San Luis Obispo County may be the only local government to successfully avoid passing hasty and controversial restrictions on medical marijuana cultivation.
That feat, however, will be up to the five-member Board of Supervisors, which will discuss the county’s options on Feb. 9.
The Medical Marijuana Regulation and Safety Act, passed in 2015, creates an extensive regulatory framework for California’s multi-billion-dollar medical marijuana industry. The laws, which will require those in the industry to obtain licenses, include a hefty stipulation that gives local governments authority over what they will and will not permit, as well as a mistaken deadline that requires localities to have cultivation regulations in place by March 1 in order to maintain local control.
While the laws’ sponsors pledged to remove that deadline, cities and counties across California scrambled to pass regulations out of an abundance of caution, including every city in SLO County—all have passed complete bans or restrictive policies for cultivation.

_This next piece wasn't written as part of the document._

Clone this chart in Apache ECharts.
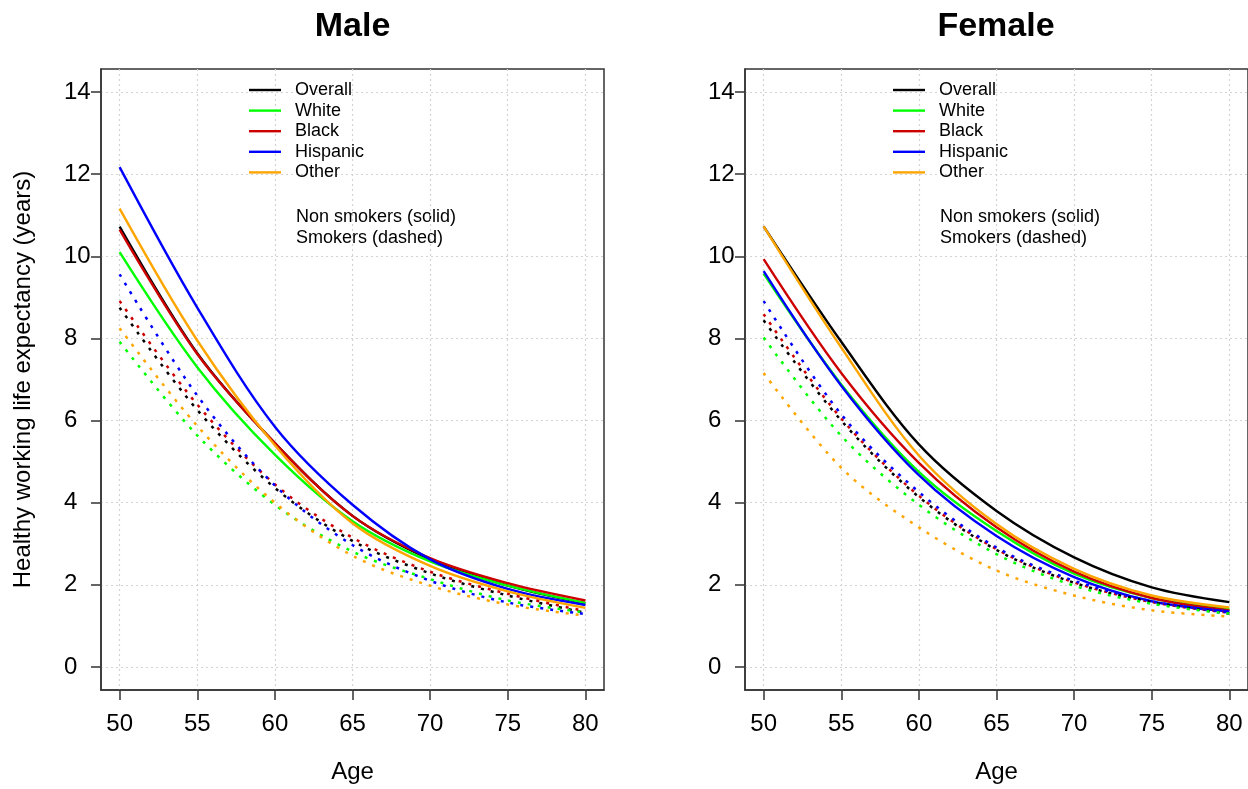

The legislative fix, however, sailed through committees and both legislative floors with unanimous votes. Gov. Brown signed the legislation on Feb. 3.
SLO County kept a close eye on that process and is dancing around options for regulating cultivation. Passing an urgency ordinance, which would act as a temporary program while several county departments sort out a more comprehensive set of regulations, is one of those options. The Board of Supervisors unanimously chose to direct staff to prepare a temporary ordinance in December, rather than passing a complete ban on cultivation.
Assistant County Administrator Guy Savage said that the county can still consider that route or they can opt to take a step back and focus on the long process of drafting a comprehensive ordinance.
Those options will be presented to the supervisors for direction and a possible decision on Feb. 9.